EXERCISE PROMPT:
Comb the records below for the string "that" and copy each line where it turns up.

— Start of RECORD EXTRACTS —

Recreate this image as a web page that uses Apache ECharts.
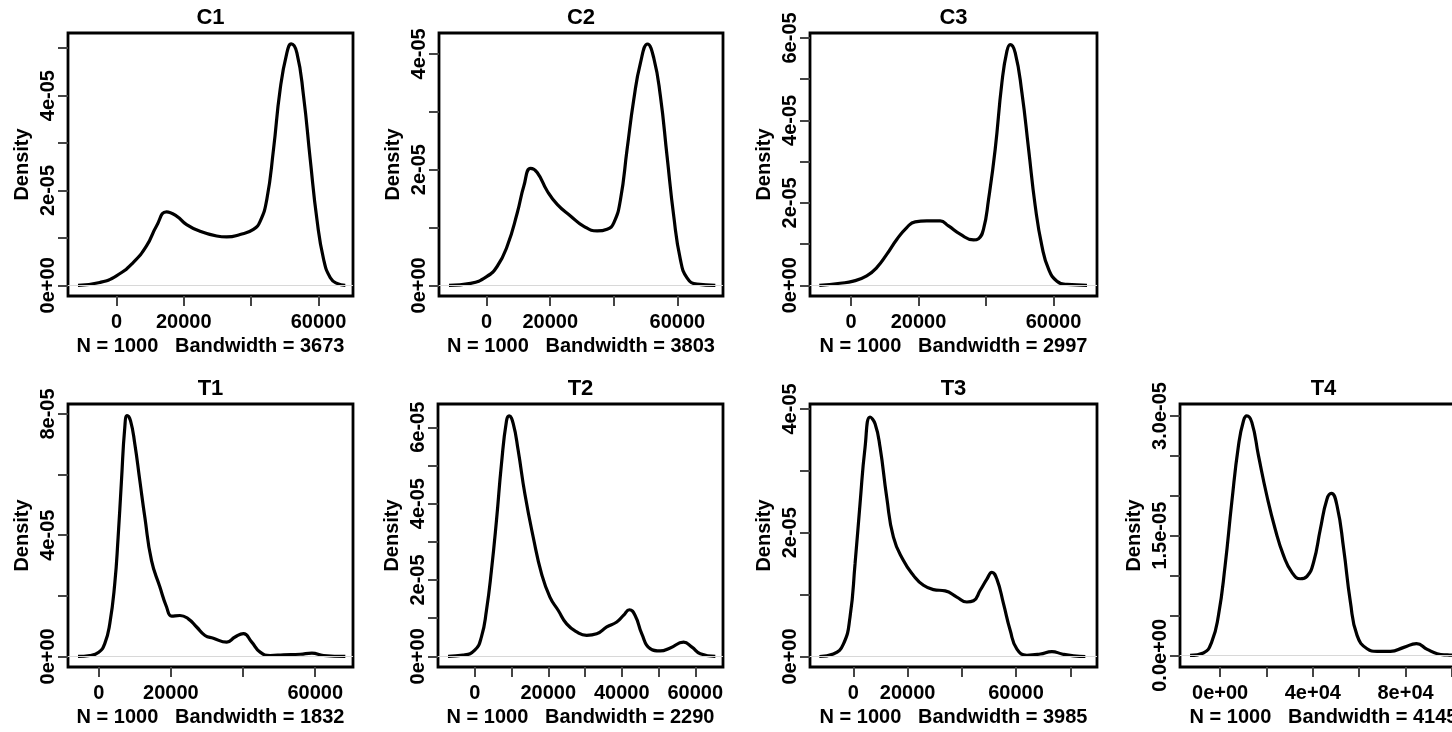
<!DOCTYPE html>
<html>
<head>
<meta charset="utf-8">
<title>Density plots</title>
<script src="https://cdn.jsdelivr.net/npm/echarts@6/dist/echarts.min.js"></script>
<style>
  html, body { margin: 0; padding: 0; background: #fff; }
  #main { width: 1452px; height: 732px; }
</style>
</head>
<body>
<div id="main"></div>
<script>
// panel titles and the kernel bandwidths printed under each plot
const panelNames = ['C1', 'C2', 'C3', 'T1', 'T2', 'T3', 'T4']
const sampleSizes = [1000, 1000, 1000, 1000, 1000, 1000, 1000]
const bandwidths = [3673, 3803, 2997, 1832, 2290, 3985, 4145]

// density curves, x in raw units, y in units of 1e-5
const c1X = [-11400, -4960, 0, 4960, 8930, 11900, 14880, 17860, 20830, 24800, 29760, 32740, 36700, 40670, 42660, 44640, 46620, 48600, 50600, 51900, 53570, 55550, 57540, 59520, 61500, 63490, 65470, 67950]
const c1Y = [0, 0.06, 0.2, 0.48, 0.83, 1.25, 1.55, 1.46, 1.28, 1.14, 1.04, 1.02, 1.07, 1.18, 1.35, 1.81, 2.86, 4.13, 4.9, 5.09, 4.9, 3.99, 2.65, 1.39, 0.55, 0.16, 0.04, 0]

const c2X = [-11830, -5030, 0, 3350, 6490, 9630, 11730, 13820, 15910, 19060, 22200, 26380, 30570, 34760, 37900, 40000, 42090, 44180, 46280, 48370, 50600, 52560, 54650, 56750, 58840, 60930, 63030, 66170, 71930]
const c2Y = [0, 0.035, 0.15, 0.33, 0.68, 1.25, 1.72, 2.02, 1.95, 1.63, 1.40, 1.20, 1.02, 0.94, 0.97, 1.08, 1.48, 2.35, 3.21, 3.84, 4.17, 3.93, 3.27, 2.23, 1.2, 0.45, 0.13, 0.02, 0]

const c3X = [-9400, -3260, 690, 4650, 7620, 10580, 13550, 16520, 19000, 22450, 26410, 28880, 32340, 36300, 37780, 39260, 40750, 42720, 44700, 46190, 47180, 48660, 50640, 52620, 54590, 56570, 58550, 61020, 63990, 69920]
const c3Y = [0, 0.05, 0.1, 0.23, 0.43, 0.75, 1.11, 1.40, 1.54, 1.56, 1.56, 1.44, 1.24, 1.10, 1.13, 1.36, 2.08, 3.30, 4.91, 5.68, 5.84, 5.64, 4.67, 3.30, 1.92, 0.95, 0.39, 0.1, 0.02, 0]

const t1X = [-5740, -2500, 0, 1670, 3060, 4440, 5370, 6300, 7220, 7870, 8800, 10000, 11390, 12780, 14630, 16950, 18800, 20190, 22500, 24820, 27130, 29450, 31760, 35470, 37780, 40100, 42410, 44730, 47500, 51210, 55840, 59080, 62320, 68340]
const t1Y = [0, 0.03, 0.14, 0.42, 1.08, 2.40, 3.93, 5.80, 7.56, 7.95, 7.78, 7.01, 5.80, 4.59, 3.16, 2.29, 1.63, 1.33, 1.35, 1.24, 0.97, 0.69, 0.60, 0.47, 0.64, 0.75, 0.47, 0.14, 0.03, 0.05, 0.07, 0.11, 0.03, 0]

const t2X = [-7270, -3180, 0, 1820, 3180, 4540, 5910, 7270, 8640, 9360, 10450, 11820, 13640, 15910, 18180, 20450, 22730, 25000, 27730, 30450, 33180, 35910, 38640, 40450, 42090, 43630, 45450, 47720, 50450, 53180, 56820, 59090, 61360, 65450]
const t2Y = [0, 0.03, 0.16, 0.51, 1.20, 2.25, 3.56, 5.04, 6.17, 6.30, 6.10, 5.39, 4.25, 3.12, 2.16, 1.55, 1.20, 0.85, 0.64, 0.55, 0.59, 0.77, 0.90, 1.07, 1.22, 1.07, 0.59, 0.20, 0.14, 0.22, 0.37, 0.24, 0.07, 0]

const t3X = [-12560, -7390, -3690, -1230, 620, 2460, 4310, 6160, 8000, 9850, 12310, 14770, 18470, 22160, 25850, 29540, 33850, 38160, 41850, 44310, 46780, 49240, 51090, 52930, 55390, 57860, 60320, 64010, 68940, 73250, 76940, 81250, 85560]
const t3Y = [0, 0.04, 0.20, 0.64, 1.50, 2.47, 3.38, 3.87, 3.76, 3.38, 2.57, 1.93, 1.55, 1.31, 1.15, 1.08, 1.06, 0.96, 0.88, 0.90, 1.07, 1.25, 1.36, 1.25, 0.85, 0.42, 0.12, 0.02, 0.04, 0.08, 0.04, 0.01, 0]

const t4X = [-12970, -7210, -3600, -720, 2160, 5040, 7930, 10090, 11530, 13690, 16570, 20170, 23780, 27380, 30980, 34580, 37470, 40350, 43230, 46110, 47990, 50440, 53320, 56200, 59080, 63400, 67730, 73490, 79250, 84730, 89340, 93670, 98000, 103000]
const t4Y = [0, 0.03, 0.17, 0.50, 1.125, 1.92, 2.63, 2.94, 3.0, 2.92, 2.50, 2.0, 1.58, 1.25, 1.04, 0.96, 0.99, 1.17, 1.58, 1.96, 2.03, 1.875, 1.33, 0.67, 0.25, 0.083, 0.05, 0.05, 0.10, 0.146, 0.075, 0.02, 0.005, 0]

// tick positions and their printed labels ('' = tick without label)
const xTicks20k = [0, 20000, 40000, 60000]
const xLabels20k = ['0', '20000', '', '60000']
const t2XTicks = [0, 10000, 20000, 30000, 40000, 50000, 60000]
const t2XLabels = ['0', '', '20000', '', '40000', '', '60000']
const t3XTicks = [0, 20000, 40000, 60000, 80000]
const t3XLabels = ['0', '20000', '', '60000', '']
const t4XTicks = [0, 20000, 40000, 60000, 80000, 100000]
const t4XLabels = ['0e+00', '', '4e+04', '', '8e+04', '']

const yTicks5 = [0, 1, 2, 3, 4, 5]
const yLabels5 = ['0e+00', '', '2e-05', '', '4e-05', '']
const yTicks4 = [0, 1, 2, 3, 4]
const yLabels4 = ['0e+00', '', '2e-05', '', '4e-05']
const yTicks6 = [0, 1, 2, 3, 4, 5, 6]
const yLabels6 = ['0e+00', '', '2e-05', '', '4e-05', '', '6e-05']
const t1YTicks = [0, 2, 4, 6, 8]
const t1YLabels = ['0e+00', '', '4e-05', '', '8e-05']
const t4YTicks = [0, 0.5, 1, 1.5, 2, 2.5, 3]
const t4YLabels = ['0.0e+00', '', '', '1.5e-05', '', '', '3.0e-05']

const panels = [
  {x: c1X, y: c1Y, xr: [-14380, 70230], yr: [-0.225, 5.32], xt: xTicks20k, xl: xLabels20k, yt: yTicks5, yl: yLabels5, box: [68, 33, 285, 263]},
  {x: c2X, y: c2Y, xr: [-14970, 74340], yr: [-0.184, 4.36], xt: xTicks20k, xl: xLabels20k, yt: yTicks4, yl: yLabels4, box: [439, 33, 284, 263]},
  {x: c3X, y: c3Y, xr: [-12160, 72890], yr: [-0.26, 6.12], xt: xTicks20k, xl: xLabels20k, yt: yTicks6, yl: yLabels6, box: [810, 33, 287, 263]},
  {x: t1X, y: t1Y, xr: [-8520, 70470], yr: [-0.35, 8.33], xt: xTicks20k, xl: xLabels20k, yt: t1YTicks, yl: t1YLabels, box: [68, 404, 285, 263]},
  {x: t2X, y: t2Y, xr: [-10000, 67540], yr: [-0.28, 6.61], xt: t2XTicks, xl: t2XLabels, yt: yTicks6, yl: yLabels6, box: [438, 404, 285, 263]},
  {x: t3X, y: t3Y, xr: [-16000, 89860], yr: [-0.17, 4.08], xt: t3XTicks, xl: t3XLabels, yt: yTicks4, yl: yLabels4, box: [810, 404, 287, 263]},
  {x: t4X, y: t4Y, xr: [-17300, 106500], yr: [-0.146, 3.15], xt: t4XTicks, xl: t4XLabels, yt: t4YTicks, yl: t4YLabels, box: [1180, 404, 287, 263]}
]

const FONT = '"Liberation Sans", Arial, sans-serif'
const txt = {fontFamily: FONT, fontWeight: 'bold', fontSize: 20, color: '#000'}

const labelFmt = (ticks, labels) => v => {
  const i = ticks.indexOf(v)
  return i < 0 ? '' : labels[i]
}

const grids = []
const xAxes = []
const yAxes = []
const series = []
const graphics = []

panels.forEach((p, i) => {
  const [l, t, w, h] = p.box
  grids.push({
    left: l, top: t, width: w, height: h,
    show: true, borderColor: '#000', borderWidth: 2.8,
    containLabel: false, outerBoundsMode: 'none'
  })
  xAxes.push({
    gridIndex: i, type: 'value', min: p.xr[0], max: p.xr[1], position: 'bottom',
    name: 'N = ' + sampleSizes[i] + '   Bandwidth = ' + bandwidths[i],
    nameLocation: 'middle', nameGap: 40, nameTextStyle: txt,
    axisLine: {show: false, onZero: false},
    splitLine: {show: false},
    axisTick: {show: true, length: 10, customValues: p.xt, lineStyle: {color: '#444', width: 2}},
    axisLabel: Object.assign({customValues: p.xt.filter((v, k) => p.xl[k] !== ''), margin: 16,
      formatter: labelFmt(p.xt, p.xl), hideOverlap: false, showMinLabel: true, showMaxLabel: true}, txt)
  })
  yAxes.push({
    gridIndex: i, type: 'value', min: p.yr[0], max: p.yr[1], position: 'left',
    name: 'Density', nameLocation: 'middle', nameGap: 36, nameTextStyle: txt,
    axisLine: {show: false, onZero: false},
    splitLine: {show: false},
    axisTick: {show: true, length: 10, customValues: p.yt, lineStyle: {color: '#444', width: 2}},
    axisLabel: Object.assign({customValues: p.yt.filter((v, k) => p.yl[k] !== ''), margin: 10, rotate: 90,
      formatter: labelFmt(p.yt, p.yl), hideOverlap: false, showMinLabel: true, showMaxLabel: true}, txt)
  })
  series.push({
    type: 'line', xAxisIndex: i, yAxisIndex: i,
    data: p.x.map((x, k) => [x, p.y[k]]),
    showSymbol: false, smooth: 0.5, clip: true,
    lineStyle: {color: '#000', width: 3.2},
    markLine: {
      silent: true, symbol: 'none', label: {show: false},
      lineStyle: {color: '#d8d8d8', width: 1, type: 'solid'},
      data: [{yAxis: 0}]
    }
  })
  graphics.push({
    type: 'text', x: l + w / 2, y: t - 15,
    style: {text: panelNames[i], align: 'center', verticalAlign: 'middle', fill: '#000',
      font: 'bold 22px ' + FONT}
  })
})

const chart = echarts.init(document.getElementById('main'))
chart.setOption({
  animation: false,
  backgroundColor: '#fff',
  grid: grids,
  xAxis: xAxes,
  yAxis: yAxes,
  series: series,
  graphic: graphics
})
</script>
</body>
</html>
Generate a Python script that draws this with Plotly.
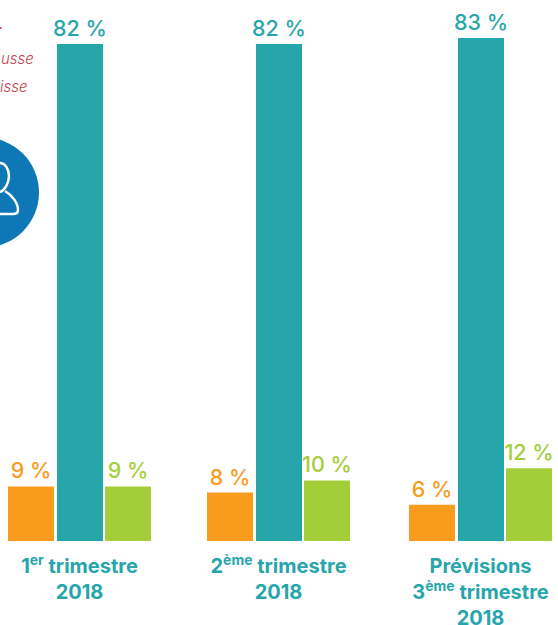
import plotly.graph_objects as go

quarters = ["1<sup>er</sup> trimestre<br>2018", "2<sup>ème</sup> trimestre<br>2018", "Prévisions<br>3<sup>ème</sup> trimestre<br>2018"]
hausse = [9, 8, 6]
stable = [82, 82, 83]
baisse = [9, 10, 12]
legend_fragments = ["usse", "isse"]

ORANGE, TEAL, GREEN = "#F99B1C", "#26A5AB", "#A3CE39"
group_x = [79.5, 278.5, 480.5]
BAR_W = 46
series = [(hausse, ORANGE, -71.5), (stable, TEAL, -22.5), (baisse, GREEN, 25.5)]
FONT = "Inter"
PLOT_H = 541


def py(p):
    return 1 - p / PLOT_H


fig = go.Figure()
for vals, col, off in series:
    fig.add_trace(go.Bar(
        x=group_x, y=vals, width=BAR_W, offset=off,
        marker=dict(color=col, line=dict(width=0)),
        text=[f"{v} %" for v in vals], textposition="outside", cliponaxis=False, constraintext="none",
        textfont=dict(family=FONT, size=21.5, color=col, weight=500),
        hoverinfo="skip", showlegend=False,
    ))

fig.add_shape(type="circle", xref="x", yref="paper", x0=-71, x1=39, y0=py(247.5), y1=py(137.5),
              fillcolor="#0D78B5", line_width=0, layer="below")
icon = (f"M 0 {py(163)} C 5 {py(163)} 9 {py(169)} 9 {py(176)} C 9 {py(183)} 5 {py(190)} 0 {py(192)} "
        f"M 5 {py(191)} C 12 {py(195)} 18 {py(203)} 18 {py(210)} C 18 {py(213)} 16 {py(214)} 13 {py(214)} L 0 {py(214)}")
fig.add_shape(type="path", xref="x", yref="paper", path=icon, line=dict(color="white", width=2.5))
fig.add_shape(type="rect", xref="x", yref="paper", x0=0, x1=1.5, y0=py(29), y1=py(27),
              fillcolor="#D9434E", line_width=0)

for txt, xpx, ypx in zip(legend_fragments, [35.5, 29.5], [58, 86]):
    fig.add_annotation(text=txt, xref="x", yref="paper", x=xpx, y=py(ypx), xanchor="right", yanchor="middle",
                       showarrow=False,
                       font=dict(family=FONT, size=15, color="#C2454F", style="italic", weight=300))

fig.update_layout(
    width=558, height=625, margin=dict(l=0, r=0, t=0, b=84),
    paper_bgcolor="white", plot_bgcolor="white", barmode="overlay",
    xaxis=dict(range=[0, 558], tickvals=group_x, ticktext=quarters, showgrid=False, zeroline=False, showline=False,
               ticks="", ticklen=0, tickangle=0, ticklabelstandoff=11, automargin=False,
               tickfont=dict(family=FONT, size=20, color=TEAL, weight=700)),
    yaxis=dict(range=[0, 89.27], visible=False, fixedrange=True, automargin=False),
)
fig.write_html("out.html", config={"displayModeBar": False},
               post_script="document.body.style.margin='0';document.documentElement.style.overflow='hidden';")
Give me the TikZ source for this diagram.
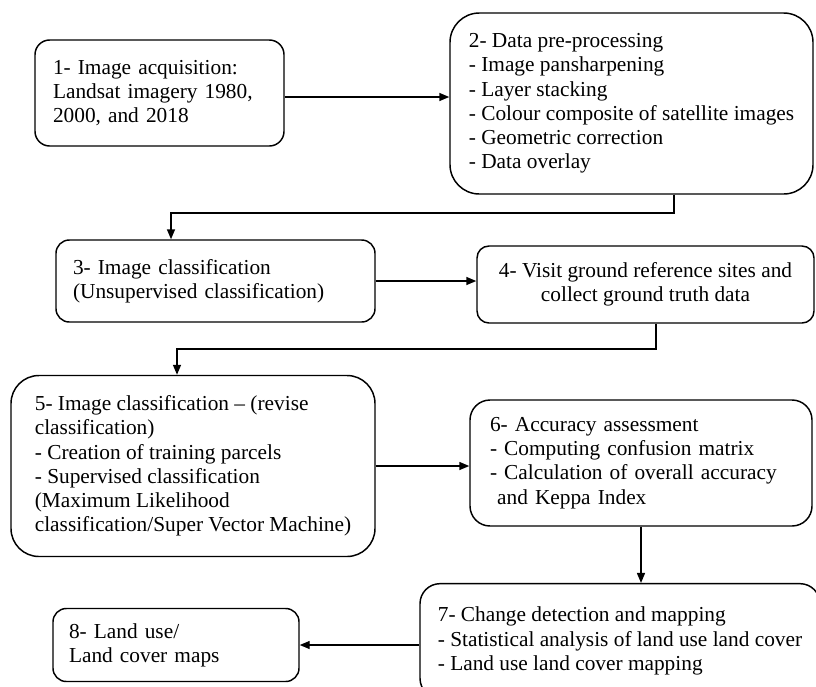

— End of RECORD EXTRACTS —

RESPONSE TO THIS EXERCISE:
Recreate this image as a web page that uses Apache ECharts.
Generate a Python script that draws this with Plotly.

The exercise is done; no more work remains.